## [TASK GOAL]
Below is a listing. Gather each line of it that contains "chart".

Start of DATASET SECTION

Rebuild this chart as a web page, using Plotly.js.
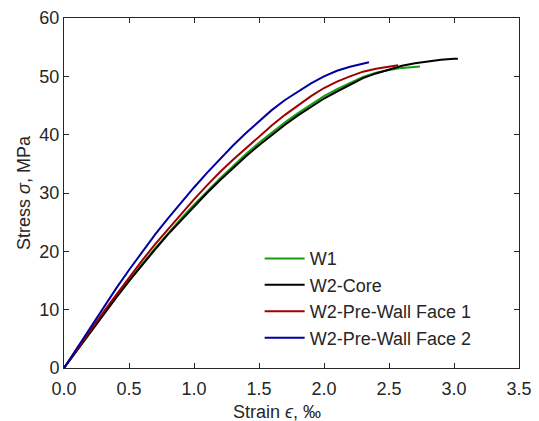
<!DOCTYPE html>
<html>
<head>
<meta charset="utf-8">
<script src="https://cdn.plot.ly/plotly-3.0.1.min.js"></script>
<style>html,body{margin:0;padding:0;background:#fff;}#chart{width:539px;height:421px;}</style>
</head>
<body>
<div id="chart"></div>
<script>
// Series names
const seriesNames = ["W1", "W2-Core", "W2-Pre-Wall Face 1", "W2-Pre-Wall Face 2"];

// W1 (green)
const w1Strain = [0,0.1,0.2,0.3,0.4,0.5,0.6,0.7,0.8,0.9,1.0,1.1,1.2,1.3,1.4,1.5,1.6,1.7,1.8,1.9,2.0,2.1,2.2,2.3,2.4,2.5,2.6,2.7,2.738];
const w1Stress = [0,3.1,6.2,9.2,12.1,15.0,17.8,20.5,23.1,25.6,28.0,30.3,32.5,34.6,36.7,38.6,40.4,42.1,43.7,45.2,46.6,47.8,48.9,49.9,50.6,51.1,51.45,51.65,51.7];

// W2-Core (black)
const coreStrain = [0,0.1,0.2,0.3,0.4,0.5,0.6,0.7,0.8,0.9,1.0,1.1,1.2,1.3,1.4,1.5,1.6,1.7,1.8,1.9,2.0,2.1,2.2,2.3,2.4,2.5,2.6,2.7,2.8,2.9,3.0,3.03];
const coreStress = [0,3.05,6.1,9.1,12.0,14.9,17.7,20.3,22.9,25.3,27.7,30.0,32.2,34.3,36.3,38.2,40.0,41.7,43.3,44.8,46.2,47.4,48.6,49.7,50.5,51.2,51.8,52.25,52.6,52.85,53.0,53.0];

// W2-Pre-Wall Face 1 (red)
const face1Strain = [0,0.1,0.2,0.3,0.4,0.5,0.6,0.7,0.8,0.9,1.0,1.1,1.2,1.3,1.4,1.5,1.6,1.7,1.8,1.9,2.0,2.1,2.2,2.3,2.4,2.5,2.57];
const face1Stress = [0,3.2,6.4,9.5,12.5,15.5,18.4,21.2,23.8,26.4,28.9,31.3,33.6,35.7,37.7,39.7,41.6,43.4,45.0,46.6,48.0,49.1,50.0,50.8,51.3,51.7,51.9];

// W2-Pre-Wall Face 2 (blue)
const face2Strain = [0,0.1,0.2,0.3,0.4,0.5,0.6,0.7,0.8,0.9,1.0,1.1,1.2,1.3,1.4,1.5,1.6,1.7,1.8,1.9,2.0,2.1,2.2,2.3,2.346];
const face2Stress = [0,3.45,6.9,10.3,13.6,16.8,19.9,22.85,25.65,28.35,30.95,33.45,35.85,38.15,40.3,42.35,44.25,45.95,47.45,48.8,50.0,50.95,51.65,52.2,52.4];

// Axis ticks
const xTicks = [0,0.5,1.0,1.5,2.0,2.5,3.0,3.5];
const xTickLabels = ["0.0","0.5","1.0","1.5","2.0","2.5","3.0","3.5"];
const yTicks = [0,10,20,30,40,50,60];

const colors = ["#12a012", "#000000", "#a00000", "#0000a0"];
const xs = [w1Strain, coreStrain, face1Strain, face2Strain];
const ys = [w1Stress, coreStress, face1Stress, face2Stress];

const traces = seriesNames.map((n, i) => ({
  x: xs[i], y: ys[i], name: n, type: "scatter", mode: "lines",
  line: {color: colors[i], width: 2, shape: "linear"}
}));

const font = {family: "Liberation Sans, Arial, sans-serif", size: 18, color: "#262626"};
const axisCommon = {
  showgrid: false, zeroline: false, showline: true, linecolor: "#262626", linewidth: 1,
  mirror: "ticks", ticks: "inside", ticklen: 5, tickcolor: "#262626", tickwidth: 1,
  tickfont: font
};

const layout = {
  width: 539, height: 421,
  margin: {l: 64, r: 20, t: 18, b: 53},
  paper_bgcolor: "#fff", plot_bgcolor: "#fff",
  font: font,
  showlegend: true,
  legend: {x: 0.43, y: 0.365, xanchor: "left", yanchor: "top", bgcolor: "rgba(0,0,0,0)",
           borderwidth: 0, font: font, tracegroupgap: 0, itemwidth: 40},
  xaxis: Object.assign({}, axisCommon, {
    range: [0, 3.5], tickvals: xTicks, ticktext: xTickLabels, ticklabelstandoff: 4
  }),
  yaxis: Object.assign({}, axisCommon, {
    range: [0, 60], tickvals: yTicks,
    title: {text: "Stress <i>σ</i>, MPa", font: font, standoff: 4}
  }),
  annotations: [{
    text: "Strain <i>ϵ</i>, ‰", xref: "paper", yref: "paper",
    x: 0.469, y: -0.125, xanchor: "center", yanchor: "middle",
    showarrow: false, font: font
  }]
};

Plotly.newPlot("chart", traces, layout, {displayModeBar: false, staticPlot: true});
</script>
</body>
</html>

End of DATASET SECTION

## [SOLUTION BELOW]
Rebuild this chart as a web page, using Plotly.js.
<style>html,body{margin:0;padding:0;background:#fff;}#chart{width:539px;height:421px;}</style>
<div id="chart"></div>
Plotly.newPlot("chart", traces, layout, {displayModeBar: false, staticPlot: true});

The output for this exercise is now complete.